I used to be a maximalist. I had way too many clothes, way too many pieces of furniture, way too many holiday decorations, way too many books, way too many kitchen gadgets and on and on and on. And my appetite for stuff was insatiable. I wanted more, more, more!
Then, suddenly, one bright and sunny day, I became a minimalist. Well, actually, my transformation didn't happen in one day. It was less of an event and more of a journey. But, well... look, it's a long story. All I want to say for now is that my life, and my house, looks very, very different. And I'm happier.
So what are the three biggest changes I've made, the ones that have made the biggest impact on my day-to-day life? It's hard to pick just three, but, when I look around my house, I've got to say the three major categories of things I've gotten rid of are:
Like most people in America, I had way too many clothes. When I took a good hard look in my closet, I asked myself this question: How many of these clothes have I actually worn? And it turns out that a ton of my clothes I had never worn. Not once. Or, at least, I couldn't remember ever wearing them. So, I got rid of the clothes I never wore. Then, I got rid of the clothes I rarely wore.
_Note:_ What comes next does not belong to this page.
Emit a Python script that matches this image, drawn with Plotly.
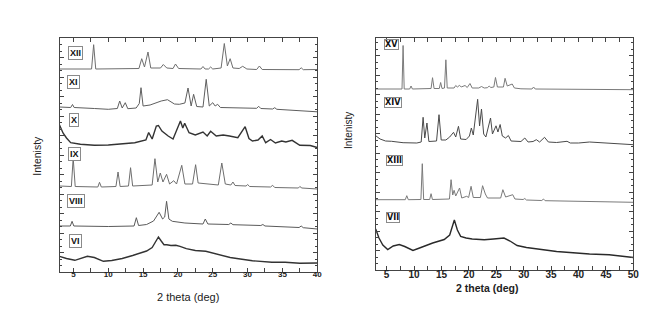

I was left with the clothes that I actually wore frequently. I was left with the clothes that I actually wanted to wear. Now I have fewer clothes and more space. I can actually walk in my walk-in closet!
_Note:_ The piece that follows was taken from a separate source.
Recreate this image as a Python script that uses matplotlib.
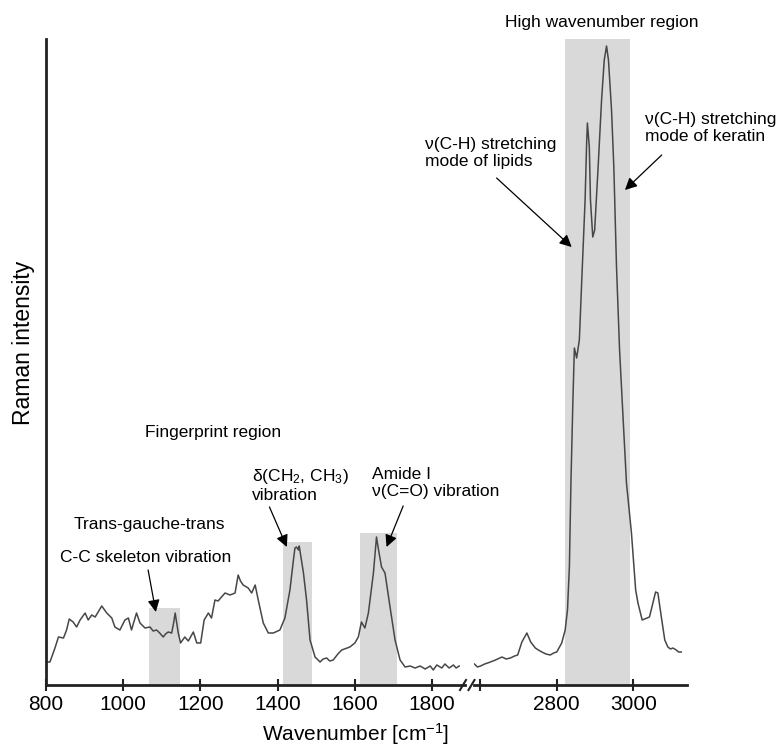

When I was a maximalist, I couldn't park in my garage. There was too much junk in it, and mostly, the junk consisted of holiday decorations. (When it comes to crowded garages, by the way, I wasn't alone. More and more people do not park their cars in their garages.)
I had giant paper cutouts, stuffed animals, wreaths, knick-knacks, wall-hangings, and junk for St. Patrick's Day, Easter, Christmas, Halloween, Thanksgiving, and Valentine's Day. I even had a giant foam turkey for Thanksgiving. I was so crazy about decorating for holidays, I'm surprised I didn't have any decorations for Labor Day! It was hard emotionally, but, I got rid of 95% of my decorations.
I still celebrate holidays. I'm just less concerned with decorating, so now I have more time to actually enjoy the holidays with family and friends.
Oh, in regards to decorations, I want to mention one slight change I made that not many minimalists have heard of. I got a different Christmas tree. I used to have a super tall and super wide Christmas tree (artificial, of course). But then when I wanted to go all-out minimalist, I heard about slim Christmas trees. They are just as pretty as the big honkers, but they take up less space.
Let me get on my soapbox for a minute. There's no need to have a formal dining table with a centerpiece, a table runner, and a fancy light fixture dangling overhead! You probably won't eat at the fancy dining table anyway. Just have one table big enough to accommodate your family, and make that table utilitarian. End-tables are also pointless. Shelves, too, are often merely invitations to hoard more material goods.
Minimalism is all about paring down possessions to create the time and space needed to focus on things that are most important in life. If you want to delve deeper into the philosophy behind minimalism, read Walden by Henry David Thoreau. Or, take the easy route to minimalist bliss: get rid of the extra junk in your life and smile.